▶ Source material
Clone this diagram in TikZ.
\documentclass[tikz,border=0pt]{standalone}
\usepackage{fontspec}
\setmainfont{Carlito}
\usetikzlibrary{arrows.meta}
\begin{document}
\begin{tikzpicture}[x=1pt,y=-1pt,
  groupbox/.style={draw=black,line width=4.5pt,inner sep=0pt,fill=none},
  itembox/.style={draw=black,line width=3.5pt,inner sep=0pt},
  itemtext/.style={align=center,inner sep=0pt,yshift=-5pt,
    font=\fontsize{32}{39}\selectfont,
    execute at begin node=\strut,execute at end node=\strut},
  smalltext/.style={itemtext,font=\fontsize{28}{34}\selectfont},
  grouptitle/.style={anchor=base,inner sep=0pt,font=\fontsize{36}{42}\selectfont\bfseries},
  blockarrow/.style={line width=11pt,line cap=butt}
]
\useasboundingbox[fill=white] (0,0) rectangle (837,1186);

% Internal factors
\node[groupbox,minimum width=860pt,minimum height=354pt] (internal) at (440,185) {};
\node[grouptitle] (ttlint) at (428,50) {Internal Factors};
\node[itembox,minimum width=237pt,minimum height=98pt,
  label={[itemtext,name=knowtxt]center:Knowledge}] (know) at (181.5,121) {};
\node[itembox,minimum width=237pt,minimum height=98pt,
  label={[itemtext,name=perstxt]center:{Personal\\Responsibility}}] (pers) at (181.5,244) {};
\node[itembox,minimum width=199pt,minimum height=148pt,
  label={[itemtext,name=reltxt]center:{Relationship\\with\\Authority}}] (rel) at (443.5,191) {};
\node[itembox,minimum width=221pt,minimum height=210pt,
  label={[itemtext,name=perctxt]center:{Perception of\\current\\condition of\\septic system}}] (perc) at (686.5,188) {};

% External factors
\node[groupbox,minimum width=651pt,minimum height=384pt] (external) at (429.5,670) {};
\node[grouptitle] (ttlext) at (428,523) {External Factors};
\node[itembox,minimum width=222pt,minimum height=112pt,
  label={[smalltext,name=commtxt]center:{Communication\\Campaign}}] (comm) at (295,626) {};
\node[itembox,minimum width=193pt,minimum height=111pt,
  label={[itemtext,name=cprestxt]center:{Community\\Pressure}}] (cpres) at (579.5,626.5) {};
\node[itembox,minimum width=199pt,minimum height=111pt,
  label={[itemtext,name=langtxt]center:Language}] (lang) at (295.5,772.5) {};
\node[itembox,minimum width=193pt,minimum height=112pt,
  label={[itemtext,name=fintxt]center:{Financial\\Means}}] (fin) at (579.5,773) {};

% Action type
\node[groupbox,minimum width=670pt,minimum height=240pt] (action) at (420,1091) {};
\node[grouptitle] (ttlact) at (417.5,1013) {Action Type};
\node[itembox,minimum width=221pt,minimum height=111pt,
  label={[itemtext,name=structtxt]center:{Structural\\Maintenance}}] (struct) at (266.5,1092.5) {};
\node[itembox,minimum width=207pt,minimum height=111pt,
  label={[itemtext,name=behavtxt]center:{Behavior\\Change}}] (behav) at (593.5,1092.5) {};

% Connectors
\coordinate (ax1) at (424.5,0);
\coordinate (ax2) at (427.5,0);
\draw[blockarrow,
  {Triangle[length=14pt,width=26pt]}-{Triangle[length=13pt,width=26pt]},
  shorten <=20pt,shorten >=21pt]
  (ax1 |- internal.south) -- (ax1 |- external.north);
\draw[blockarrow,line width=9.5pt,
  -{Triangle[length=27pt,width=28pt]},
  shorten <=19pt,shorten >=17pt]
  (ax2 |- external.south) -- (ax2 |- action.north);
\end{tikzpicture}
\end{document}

* * *

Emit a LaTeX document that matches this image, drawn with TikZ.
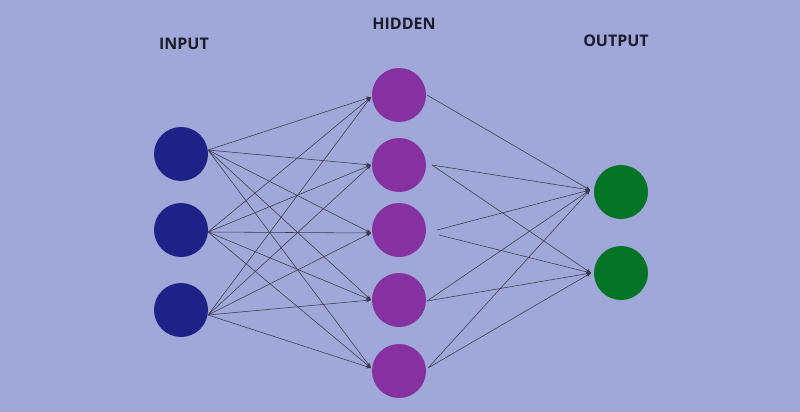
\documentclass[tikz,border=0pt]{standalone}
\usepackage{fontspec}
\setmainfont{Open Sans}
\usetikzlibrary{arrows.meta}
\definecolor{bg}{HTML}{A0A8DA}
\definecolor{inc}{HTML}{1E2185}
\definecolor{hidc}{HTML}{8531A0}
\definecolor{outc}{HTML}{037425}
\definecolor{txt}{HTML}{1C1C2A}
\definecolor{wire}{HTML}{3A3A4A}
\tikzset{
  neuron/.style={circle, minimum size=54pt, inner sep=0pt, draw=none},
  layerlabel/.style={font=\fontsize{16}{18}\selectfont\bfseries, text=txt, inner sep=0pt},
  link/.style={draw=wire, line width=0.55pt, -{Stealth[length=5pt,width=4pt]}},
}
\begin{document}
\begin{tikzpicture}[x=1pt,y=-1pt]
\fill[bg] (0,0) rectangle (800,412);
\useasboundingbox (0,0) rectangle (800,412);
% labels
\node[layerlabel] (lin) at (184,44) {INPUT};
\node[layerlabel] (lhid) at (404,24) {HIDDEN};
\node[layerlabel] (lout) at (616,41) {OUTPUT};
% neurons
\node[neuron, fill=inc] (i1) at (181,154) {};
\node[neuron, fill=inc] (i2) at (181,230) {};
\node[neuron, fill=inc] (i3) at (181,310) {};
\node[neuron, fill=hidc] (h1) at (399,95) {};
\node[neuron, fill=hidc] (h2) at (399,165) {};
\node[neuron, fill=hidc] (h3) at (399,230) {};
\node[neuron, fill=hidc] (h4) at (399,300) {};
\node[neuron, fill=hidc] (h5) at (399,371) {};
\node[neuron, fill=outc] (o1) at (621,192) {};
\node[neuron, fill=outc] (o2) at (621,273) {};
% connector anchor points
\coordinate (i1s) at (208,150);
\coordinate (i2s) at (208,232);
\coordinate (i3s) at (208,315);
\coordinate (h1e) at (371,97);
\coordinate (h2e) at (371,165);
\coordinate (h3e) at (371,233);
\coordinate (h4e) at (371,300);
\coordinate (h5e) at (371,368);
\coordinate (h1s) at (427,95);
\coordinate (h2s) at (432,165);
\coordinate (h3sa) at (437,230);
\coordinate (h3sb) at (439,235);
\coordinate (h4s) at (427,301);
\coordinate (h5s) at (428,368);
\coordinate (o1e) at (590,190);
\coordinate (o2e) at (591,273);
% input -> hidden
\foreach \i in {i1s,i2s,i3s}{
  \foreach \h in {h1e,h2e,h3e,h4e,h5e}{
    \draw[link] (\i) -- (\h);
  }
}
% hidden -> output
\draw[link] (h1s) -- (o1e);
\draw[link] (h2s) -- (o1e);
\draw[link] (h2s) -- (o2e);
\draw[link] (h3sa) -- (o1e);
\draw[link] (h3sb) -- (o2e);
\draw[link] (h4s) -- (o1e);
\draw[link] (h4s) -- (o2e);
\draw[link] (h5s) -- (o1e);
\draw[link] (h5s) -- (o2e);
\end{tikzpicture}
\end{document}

* * *

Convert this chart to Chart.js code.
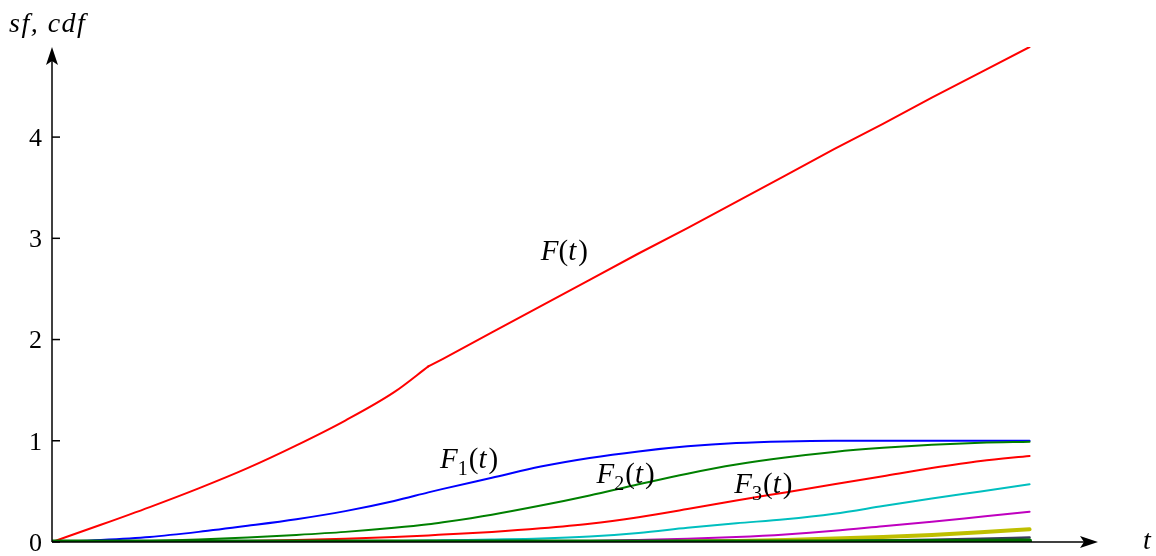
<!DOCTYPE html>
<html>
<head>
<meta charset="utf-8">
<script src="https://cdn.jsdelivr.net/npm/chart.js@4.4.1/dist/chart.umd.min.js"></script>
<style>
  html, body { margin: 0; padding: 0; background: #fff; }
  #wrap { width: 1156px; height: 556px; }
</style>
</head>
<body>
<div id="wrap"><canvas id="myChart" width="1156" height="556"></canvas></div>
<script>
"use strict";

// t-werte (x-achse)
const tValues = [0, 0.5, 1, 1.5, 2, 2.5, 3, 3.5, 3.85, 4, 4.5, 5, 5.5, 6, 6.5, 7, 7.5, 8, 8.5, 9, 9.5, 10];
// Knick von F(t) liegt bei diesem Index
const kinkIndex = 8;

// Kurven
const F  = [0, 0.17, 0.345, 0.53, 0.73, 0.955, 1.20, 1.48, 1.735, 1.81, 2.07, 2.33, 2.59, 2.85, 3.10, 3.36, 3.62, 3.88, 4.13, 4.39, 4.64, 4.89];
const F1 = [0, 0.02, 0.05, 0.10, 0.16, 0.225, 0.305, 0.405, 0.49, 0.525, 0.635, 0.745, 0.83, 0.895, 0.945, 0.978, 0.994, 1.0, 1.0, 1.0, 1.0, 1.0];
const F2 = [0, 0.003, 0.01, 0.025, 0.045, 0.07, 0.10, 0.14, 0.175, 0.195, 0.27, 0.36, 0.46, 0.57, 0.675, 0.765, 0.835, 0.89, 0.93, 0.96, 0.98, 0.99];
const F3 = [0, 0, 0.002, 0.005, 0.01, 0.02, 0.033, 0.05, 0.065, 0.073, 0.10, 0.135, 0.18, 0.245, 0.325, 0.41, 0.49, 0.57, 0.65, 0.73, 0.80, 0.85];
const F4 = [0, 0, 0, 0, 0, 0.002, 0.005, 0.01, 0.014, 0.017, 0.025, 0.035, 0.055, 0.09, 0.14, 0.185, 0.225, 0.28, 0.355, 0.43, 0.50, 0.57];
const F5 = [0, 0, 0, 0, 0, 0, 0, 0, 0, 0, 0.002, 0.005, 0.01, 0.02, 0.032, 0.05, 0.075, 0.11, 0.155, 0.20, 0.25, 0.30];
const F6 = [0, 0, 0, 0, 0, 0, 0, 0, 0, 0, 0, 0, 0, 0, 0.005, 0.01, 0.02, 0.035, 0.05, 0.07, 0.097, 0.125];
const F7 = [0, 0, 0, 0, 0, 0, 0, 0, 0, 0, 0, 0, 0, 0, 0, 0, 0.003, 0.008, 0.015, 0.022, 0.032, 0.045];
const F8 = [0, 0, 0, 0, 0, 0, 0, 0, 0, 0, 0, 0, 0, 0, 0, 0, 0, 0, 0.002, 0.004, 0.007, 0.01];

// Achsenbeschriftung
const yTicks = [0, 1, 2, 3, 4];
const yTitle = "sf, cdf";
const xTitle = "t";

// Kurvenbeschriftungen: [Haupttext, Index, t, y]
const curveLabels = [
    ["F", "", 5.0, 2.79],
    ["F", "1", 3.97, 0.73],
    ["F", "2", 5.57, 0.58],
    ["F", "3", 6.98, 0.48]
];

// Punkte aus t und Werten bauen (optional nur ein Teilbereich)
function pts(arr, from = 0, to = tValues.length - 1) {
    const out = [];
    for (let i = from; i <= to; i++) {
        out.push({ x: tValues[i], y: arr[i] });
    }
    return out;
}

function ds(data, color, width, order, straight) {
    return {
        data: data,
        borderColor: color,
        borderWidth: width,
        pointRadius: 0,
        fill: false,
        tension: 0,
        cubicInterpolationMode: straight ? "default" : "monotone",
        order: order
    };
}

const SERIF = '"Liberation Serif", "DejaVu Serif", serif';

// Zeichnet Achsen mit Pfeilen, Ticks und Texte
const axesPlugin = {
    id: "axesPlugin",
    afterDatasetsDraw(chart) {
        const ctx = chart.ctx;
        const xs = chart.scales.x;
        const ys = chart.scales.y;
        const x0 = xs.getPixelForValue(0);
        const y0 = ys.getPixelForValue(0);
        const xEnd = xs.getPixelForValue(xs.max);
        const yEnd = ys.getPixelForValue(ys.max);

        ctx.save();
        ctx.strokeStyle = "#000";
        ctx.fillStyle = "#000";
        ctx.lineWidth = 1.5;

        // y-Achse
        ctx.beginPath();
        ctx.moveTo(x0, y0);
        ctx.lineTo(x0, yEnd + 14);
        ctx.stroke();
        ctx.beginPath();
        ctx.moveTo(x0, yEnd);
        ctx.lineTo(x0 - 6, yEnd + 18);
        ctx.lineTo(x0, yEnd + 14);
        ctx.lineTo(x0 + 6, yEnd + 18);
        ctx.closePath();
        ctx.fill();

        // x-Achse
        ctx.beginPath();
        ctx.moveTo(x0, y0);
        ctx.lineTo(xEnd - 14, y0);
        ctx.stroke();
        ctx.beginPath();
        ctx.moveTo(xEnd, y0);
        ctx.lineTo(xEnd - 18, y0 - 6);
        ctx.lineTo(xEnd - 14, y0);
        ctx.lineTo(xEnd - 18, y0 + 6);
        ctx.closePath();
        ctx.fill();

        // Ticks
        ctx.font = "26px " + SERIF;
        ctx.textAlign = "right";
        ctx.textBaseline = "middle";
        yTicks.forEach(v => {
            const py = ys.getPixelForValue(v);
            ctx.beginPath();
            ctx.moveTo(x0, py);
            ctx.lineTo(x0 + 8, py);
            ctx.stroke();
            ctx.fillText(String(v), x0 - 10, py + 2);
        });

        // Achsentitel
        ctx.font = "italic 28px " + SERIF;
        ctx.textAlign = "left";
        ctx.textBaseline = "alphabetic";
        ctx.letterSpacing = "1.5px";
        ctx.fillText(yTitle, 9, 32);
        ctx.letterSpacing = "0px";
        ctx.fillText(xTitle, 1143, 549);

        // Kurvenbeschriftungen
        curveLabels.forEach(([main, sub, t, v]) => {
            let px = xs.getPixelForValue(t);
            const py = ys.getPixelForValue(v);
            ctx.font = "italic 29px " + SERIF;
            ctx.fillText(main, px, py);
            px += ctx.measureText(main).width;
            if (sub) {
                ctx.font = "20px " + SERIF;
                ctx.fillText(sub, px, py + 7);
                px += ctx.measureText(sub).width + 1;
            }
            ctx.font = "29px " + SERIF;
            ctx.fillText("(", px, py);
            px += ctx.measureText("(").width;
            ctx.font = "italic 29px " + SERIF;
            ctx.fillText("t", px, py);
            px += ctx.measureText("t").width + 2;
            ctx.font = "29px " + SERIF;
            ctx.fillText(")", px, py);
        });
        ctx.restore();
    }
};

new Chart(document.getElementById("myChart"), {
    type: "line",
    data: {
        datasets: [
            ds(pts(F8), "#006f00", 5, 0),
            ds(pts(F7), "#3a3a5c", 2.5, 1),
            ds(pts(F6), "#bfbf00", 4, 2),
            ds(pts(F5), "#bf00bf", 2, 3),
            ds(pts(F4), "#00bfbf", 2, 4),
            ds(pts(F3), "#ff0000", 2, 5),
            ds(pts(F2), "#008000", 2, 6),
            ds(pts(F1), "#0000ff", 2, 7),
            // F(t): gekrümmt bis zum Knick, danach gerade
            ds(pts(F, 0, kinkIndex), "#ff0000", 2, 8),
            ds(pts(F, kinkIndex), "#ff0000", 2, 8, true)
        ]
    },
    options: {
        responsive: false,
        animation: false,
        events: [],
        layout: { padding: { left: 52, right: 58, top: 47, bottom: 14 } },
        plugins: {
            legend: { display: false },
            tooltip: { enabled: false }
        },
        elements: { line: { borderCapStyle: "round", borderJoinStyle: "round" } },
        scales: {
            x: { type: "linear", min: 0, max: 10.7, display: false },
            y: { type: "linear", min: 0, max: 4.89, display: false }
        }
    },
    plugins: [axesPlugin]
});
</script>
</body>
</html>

▶ Exercise instructions
State how many lines of the listing include "with", and nothing more.

▶ Exercise result
2